- **Problem to solve**: Could the lines from the start of the data through the line with "0.207, 0.176, 0.076, 0.035, 0.036, 0.008, 0.009]" be set down exactly, with no pictures among them?

— start Collected material —

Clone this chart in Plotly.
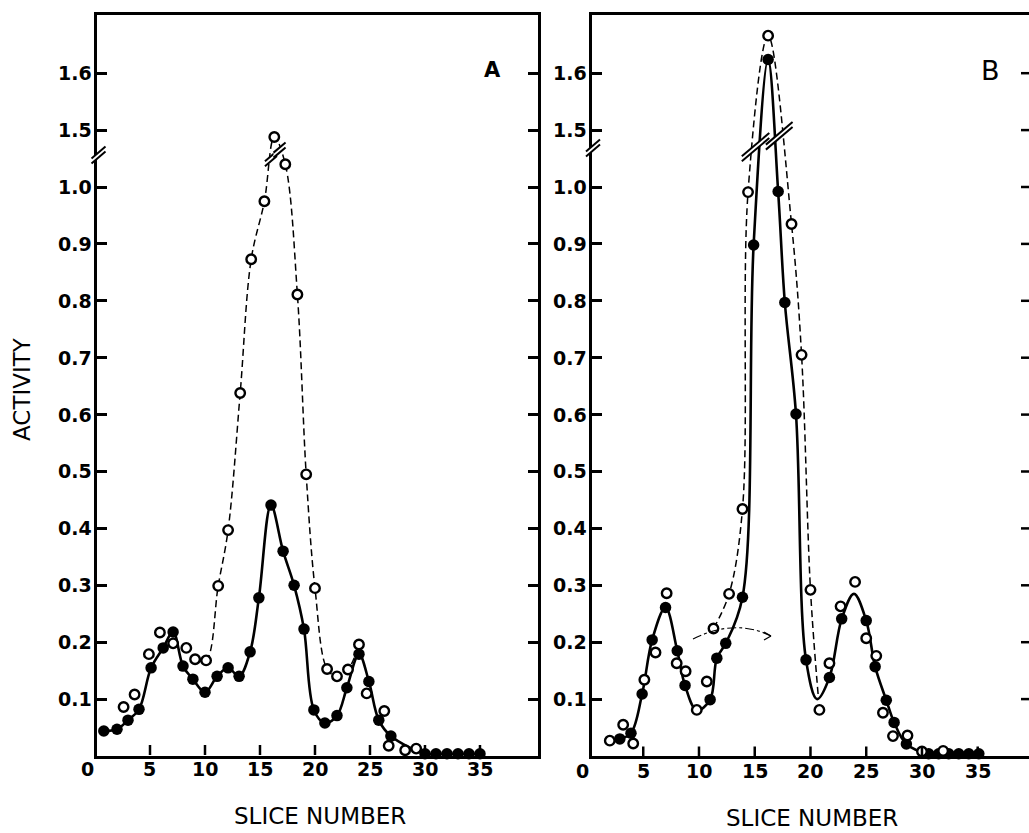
import numpy as np
import plotly.graph_objects as go

W, H = 1029, 833

# ---------------- data (slice number, activity) ----------------
# Panel A
a_filled_x = [0.8, 2.0, 3.0, 4.0, 5.1, 6.2, 7.1, 8.0, 8.9, 10.0, 11.1, 12.1, 13.1, 14.1,
              14.9, 16.0, 17.1, 18.1, 19.0, 19.9, 20.9, 22.0, 22.9, 24.0, 24.9, 25.8, 26.9,
              30.0, 31.0, 32.0, 33.0, 34.0, 35.0]
a_filled_y = [0.044, 0.047, 0.063, 0.082, 0.155, 0.190, 0.218, 0.158, 0.135, 0.112, 0.140,
              0.155, 0.140, 0.183, 0.278, 0.441, 0.360, 0.300, 0.223, 0.081, 0.058, 0.071,
              0.120, 0.179, 0.131, 0.063, 0.035, 0.004, 0.004, 0.004, 0.004, 0.004, 0.004]
a_open_x = [2.6, 3.6, 4.9, 5.9, 7.1, 8.3, 9.1, 10.1, 11.2, 12.1, 13.2, 14.2, 15.4, 16.3,
            17.3, 18.4, 19.2, 20.0, 21.1, 22.0, 23.0, 24.0, 24.7, 26.3, 26.7, 28.2, 29.2]
a_open_y = [0.086, 0.108, 0.179, 0.217, 0.198, 0.190, 0.170, 0.168, 0.299, 0.397, 0.638,
            0.873, 0.975, 1.488, 1.040, 0.811, 0.495, 0.295, 0.153, 0.140, 0.152, 0.196,
            0.110, 0.079, 0.018, 0.010, 0.013]

# Panel B
b_filled_x = [2.9, 3.9, 4.9, 5.8, 7.0, 8.05, 8.75, 11.0, 11.6, 12.4, 13.9, 14.9, 16.2, 17.1,
              17.7, 18.7, 19.6, 21.7, 22.8, 25.0, 25.8, 26.8, 27.5, 28.6,
              30.6, 31.5, 32.4, 33.3, 34.2, 35.1]
b_filled_y = [0.030, 0.040, 0.109, 0.204, 0.261, 0.185, 0.124, 0.099, 0.172, 0.198, 0.279,
              0.898, 1.624, 0.992, 0.797, 0.601, 0.169, 0.138, 0.241, 0.238, 0.157, 0.098,
              0.059, 0.021, 0.004, 0.004, 0.004, 0.004, 0.004, 0.004]
b_open_x = [2.0, 3.2, 4.1, 5.1, 6.1, 7.1, 8.0, 8.8, 9.8, 10.7, 11.3, 12.7, 13.9, 14.4, 16.2,
            18.3, 19.2, 20.0, 20.8, 21.7, 22.7, 24.0, 25.0, 25.9, 26.5, 27.4, 28.7, 30.0, 31.9]
b_open_y = [0.027, 0.055, 0.022, 0.134, 0.182, 0.286, 0.163, 0.149, 0.081, 0.131, 0.224,
            0.285, 0.434, 0.991, 1.666, 0.935, 0.705, 0.292, 0.081, 0.163, 0.263, 0.306,
            0.207, 0.176, 0.076, 0.035, 0.036, 0.008, 0.009]

# hand-fitted curve passes through these extra knots in panel B
b_solid_knot_x = [9.8, 20.6, 23.9]
b_solid_knot_y = [0.080, 0.100, 0.285]
b_dash_end_x = [20.7]
b_dash_end_y = [0.105]

# tick labels
x_tick_vals = [0, 5, 10, 15, 20, 25, 30, 35]
y_tick_true = [0.1, 0.2, 0.3, 0.4, 0.5, 0.6, 0.7, 0.8, 0.9, 1.0, 1.5, 1.6]
y_tick_text = ["0.1", "0.2", "0.3", "0.4", "0.5", "0.6", "0.7", "0.8", "0.9", "1.0", "1.5", "1.6"]

# ---------------- broken y scale ----------------
GAP = 0.4  # values above the break are drawn 0.4 lower


def fold(v):
    v = np.asarray(v, dtype=float)
    return np.where(v > 1.3, v - GAP, v)


# pixel geometry of the two panels
XA = dict(p0=96.5, p1=537.5, r0=0.136, r1=40.23)
XB = dict(p0=592.0, p1=1029.0, r0=0.404, r1=39.6)
Y_BASE, Y_TOP, Y_PER = 756.0, 15.0, 569.0
Y_MAX = (Y_BASE - Y_TOP) / Y_PER


def xpix(ax, s):
    return ax["p0"] + (s - ax["r0"]) / (ax["r1"] - ax["r0"]) * (ax["p1"] - ax["p0"])


def ypix(v):
    return Y_BASE - v * Y_PER


def pp(px, py):
    return px / W, 1 - py / H


fig = go.Figure()


def add_panel(xa, ya, fx, fy, ox, oy, solid_x, solid_y, dash_x, dash_y):
    fig.add_trace(go.Scatter(x=solid_x, y=fold(solid_y), mode="lines", xaxis=xa, yaxis=ya,
                             line=dict(color="black", width=2.6, shape="spline", smoothing=1.0),
                             hoverinfo="skip", cliponaxis=False))
    fig.add_trace(go.Scatter(x=dash_x, y=fold(dash_y), mode="lines", xaxis=xa, yaxis=ya,
                             line=dict(color="black", width=1.5, dash="7px,4px",
                                       shape="spline", smoothing=1.0),
                             hoverinfo="skip", cliponaxis=False))
    fig.add_trace(go.Scatter(x=fx, y=fold(fy), mode="markers", xaxis=xa, yaxis=ya,
                             marker=dict(symbol="circle", size=11.5, color="black",
                                         line=dict(width=0)),
                             cliponaxis=False))
    fig.add_trace(go.Scatter(x=ox, y=fold(oy), mode="markers", xaxis=xa, yaxis=ya,
                             marker=dict(symbol="circle", size=9.5, color="white",
                                         line=dict(width=2.4, color="black")),
                             cliponaxis=False))


# panel A curves
a_dash = [(x, y) for x, y in zip(a_open_x, a_open_y) if 9.0 <= x <= 24.0]
add_panel("x", "y", a_filled_x, a_filled_y, a_open_x, a_open_y,
          a_filled_x, a_filled_y,
          [p[0] for p in a_dash], [p[1] for p in a_dash])

# panel B curves
b_solid = sorted(list(zip(b_filled_x, b_filled_y)) + list(zip(b_solid_knot_x, b_solid_knot_y)))
b_dash = [(x, y) for x, y in zip(b_open_x, b_open_y) if 11.0 <= x <= 20.0]
b_dash += list(zip(b_dash_end_x, b_dash_end_y))
add_panel("x2", "y2", b_filled_x, b_filled_y, b_open_x, b_open_y,
          [p[0] for p in b_solid], [p[1] for p in b_solid],
          [p[0] for p in b_dash], [p[1] for p in b_dash])

# ---------------- axes ----------------
y_dom = [(H - Y_BASE) / H, (H - Y_TOP) / H]


def xaxis_cfg(ax, anchor):
    return dict(domain=[ax["p0"] / W, min(ax["p1"] / W, 1.0)], range=[ax["r0"], ax["r1"]],
                anchor=anchor, showline=True, linewidth=3, linecolor="black", mirror=True,
                ticks="", showticklabels=False,
                showgrid=False, zeroline=False, fixedrange=True)


def yaxis_cfg(anchor, mirror):
    return dict(domain=y_dom, range=[0, Y_MAX], anchor=anchor, showline=True, linewidth=3,
                linecolor="black", mirror=mirror, ticks="inside", ticklen=10, tickwidth=2.5,
                tickcolor="black", tickvals=list(fold(y_tick_true)), showticklabels=False,
                showgrid=False, zeroline=False, fixedrange=True)


shapes = []
annotations = []


def seg(x0, y0, x1, y1, width=2.2, color="black", dash=None):
    a, b = pp(x0, y0)
    c, d = pp(x1, y1)
    line = dict(color=color, width=width)
    if dash:
        line["dash"] = dash
    shapes.append(dict(type="line", xref="paper", yref="paper", x0=a, y0=b, x1=c, y1=d,
                       line=line, layer="above"))


def break_mark(cx, cy, hw, gap=5.0, slope=0.85):
    # white band cut across the line(s), bounded by two parallel strokes
    pts = [(cx - hw, cy + hw * slope - gap / 2), (cx + hw, cy - hw * slope - gap / 2),
           (cx + hw, cy - hw * slope + gap / 2), (cx - hw, cy + hw * slope + gap / 2)]
    path = "M " + " L ".join("{:.5f},{:.5f}".format(*pp(x, y)) for x, y in pts) + " Z"
    shapes.append(dict(type="path", xref="paper", yref="paper", path=path,
                       fillcolor="white", line=dict(width=0), layer="above"))
    for off in (-gap / 2, gap / 2):
        seg(cx - hw, cy + hw * slope + off, cx + hw, cy - hw * slope + off, width=2.0)


def cross_x(xs, ys, level, lo, hi):
    # x where the straight segment between two marks crosses a folded level
    fy = fold(ys)
    for i in range(len(xs) - 1):
        if lo <= xs[i] <= hi and min(fy[i], fy[i + 1]) <= level <= max(fy[i], fy[i + 1]):
            t = (level - fy[i]) / (fy[i + 1] - fy[i])
            return xs[i] + t * (xs[i + 1] - xs[i])
    return None


def label(text, px, py, size, angle=0, weight="normal", anchor="center"):
    x, y = pp(px, py)
    annotations.append(dict(text=text, x=x, y=y, xref="paper", yref="paper", showarrow=False,
                            xanchor=anchor, yanchor="middle", textangle=angle,
                            font=dict(family="DejaVu Sans", size=size, color="black",
                                      weight=weight)))


# x ticks (pointing up into the panel) and their labels under the baseline
for ax, base, lab_y, zero_px in ((XA, 755.0, 769, 87), (XB, 756.5, 771, 582)):
    for v in x_tick_vals:
        if v > 0:
            px = xpix(ax, v)
            seg(px, base, px, base - 10, width=2.5)
            label(str(v), px, lab_y, 19, weight="bold")
        else:
            label("0", zero_px, lab_y, 19, weight="bold")

# y tick labels, set just left of each panel's axis
for right_px in (94.0, 589.0):
    for v, t in zip(fold(y_tick_true), y_tick_text):
        label(t, right_px, ypix(v), 19, weight="bold", anchor="right")

# axis breaks
break_mark(XA["p0"] + 2, 155, 7)
break_mark(XB["p0"] + 1, 148, 7)

# curve breaks, panel A
lv = 1.05
xa1 = cross_x(a_open_x, a_open_y, lv, 14.0, 16.0)
break_mark(xpix(XA, xa1), ypix(lv), 6)
lv = 1.065
xa2 = cross_x(a_open_x, a_open_y, lv, 16.0, 17.5)
break_mark(xpix(XA, xa2), ypix(lv), 6)

# curve breaks, panel B (one mark across both curves)
lv = 1.07
p1 = xpix(XB, cross_x(b_open_x, b_open_y, lv, 14.0, 16.0)) - 4
p2 = xpix(XB, cross_x(b_filled_x, b_filled_y, lv, 14.5, 16.0))
break_mark((p1 + p2) / 2, ypix(lv), (p2 - p1) / 2 + 8)
lv = 1.09
p1 = xpix(XB, cross_x(b_filled_x, b_filled_y, lv, 16.0, 17.5))
p2 = xpix(XB, cross_x(b_open_x, b_open_y, lv, 16.0, 18.5)) + 4
break_mark((p1 + p2) / 2, ypix(lv), (p2 - p1) / 2 + 8)

# right-hand ticks of panel B
for v in fold(y_tick_true):
    seg(W - 8, ypix(v), W, ypix(v), width=2.5)

# small hand-drawn arrow in panel B
ax0, ay0 = pp(693, 639)
axc, ayc = pp(735, 618)
ax1, ay1 = pp(771, 636)
shapes.append(dict(type="path", xref="paper", yref="paper",
                   path=f"M {ax0},{ay0} Q {axc},{ayc} {ax1},{ay1}",
                   line=dict(color="black", width=1.1, dash="dashdot"), layer="above"))
seg(771, 636, 764, 632, width=1.2)
seg(771, 636, 764, 640, width=1.2)

label("A", 492, 70, 21, weight="bold")
label("B", 990, 71, 27)
label("ACTIVITY", 22, 389, 23, angle=-90)
label("SLICE NUMBER", 320, 816, 23)
label("SLICE NUMBER", 812, 818, 23)

fig.update_layout(
    width=W, height=H, margin=dict(l=0, r=0, t=0, b=0),
    paper_bgcolor="white", plot_bgcolor="white", showlegend=False,
    xaxis=xaxis_cfg(XA, "y"), yaxis=yaxis_cfg("x", "ticks"),
    xaxis2=xaxis_cfg(XB, "y2"), yaxis2=yaxis_cfg("x2", False),
    shapes=shapes, annotations=annotations,
)

fig.write_html("out.html")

— end Collected material —

- **Exercise answer**:
Clone this chart in Plotly.
import numpy as np
import plotly.graph_objects as go

W, H = 1029, 833

# ---------------- data (slice number, activity) ----------------
# Panel A
a_filled_x = [0.8, 2.0, 3.0, 4.0, 5.1, 6.2, 7.1, 8.0, 8.9, 10.0, 11.1, 12.1, 13.1, 14.1,
              14.9, 16.0, 17.1, 18.1, 19.0, 19.9, 20.9, 22.0, 22.9, 24.0, 24.9, 25.8, 26.9,
              30.0, 31.0, 32.0, 33.0, 34.0, 35.0]
a_filled_y = [0.044, 0.047, 0.063, 0.082, 0.155, 0.190, 0.218, 0.158, 0.135, 0.112, 0.140,
              0.155, 0.140, 0.183, 0.278, 0.441, 0.360, 0.300, 0.223, 0.081, 0.058, 0.071,
              0.120, 0.179, 0.131, 0.063, 0.035, 0.004, 0.004, 0.004, 0.004, 0.004, 0.004]
a_open_x = [2.6, 3.6, 4.9, 5.9, 7.1, 8.3, 9.1, 10.1, 11.2, 12.1, 13.2, 14.2, 15.4, 16.3,
            17.3, 18.4, 19.2, 20.0, 21.1, 22.0, 23.0, 24.0, 24.7, 26.3, 26.7, 28.2, 29.2]
a_open_y = [0.086, 0.108, 0.179, 0.217, 0.198, 0.190, 0.170, 0.168, 0.299, 0.397, 0.638,
            0.873, 0.975, 1.488, 1.040, 0.811, 0.495, 0.295, 0.153, 0.140, 0.152, 0.196,
            0.110, 0.079, 0.018, 0.010, 0.013]

# Panel B
b_filled_x = [2.9, 3.9, 4.9, 5.8, 7.0, 8.05, 8.75, 11.0, 11.6, 12.4, 13.9, 14.9, 16.2, 17.1,
              17.7, 18.7, 19.6, 21.7, 22.8, 25.0, 25.8, 26.8, 27.5, 28.6,
              30.6, 31.5, 32.4, 33.3, 34.2, 35.1]
b_filled_y = [0.030, 0.040, 0.109, 0.204, 0.261, 0.185, 0.124, 0.099, 0.172, 0.198, 0.279,
              0.898, 1.624, 0.992, 0.797, 0.601, 0.169, 0.138, 0.241, 0.238, 0.157, 0.098,
              0.059, 0.021, 0.004, 0.004, 0.004, 0.004, 0.004, 0.004]
b_open_x = [2.0, 3.2, 4.1, 5.1, 6.1, 7.1, 8.0, 8.8, 9.8, 10.7, 11.3, 12.7, 13.9, 14.4, 16.2,
            18.3, 19.2, 20.0, 20.8, 21.7, 22.7, 24.0, 25.0, 25.9, 26.5, 27.4, 28.7, 30.0, 31.9]
b_open_y = [0.027, 0.055, 0.022, 0.134, 0.182, 0.286, 0.163, 0.149, 0.081, 0.131, 0.224,
            0.285, 0.434, 0.991, 1.666, 0.935, 0.705, 0.292, 0.081, 0.163, 0.263, 0.306,
            0.207, 0.176, 0.076, 0.035, 0.036, 0.008, 0.009]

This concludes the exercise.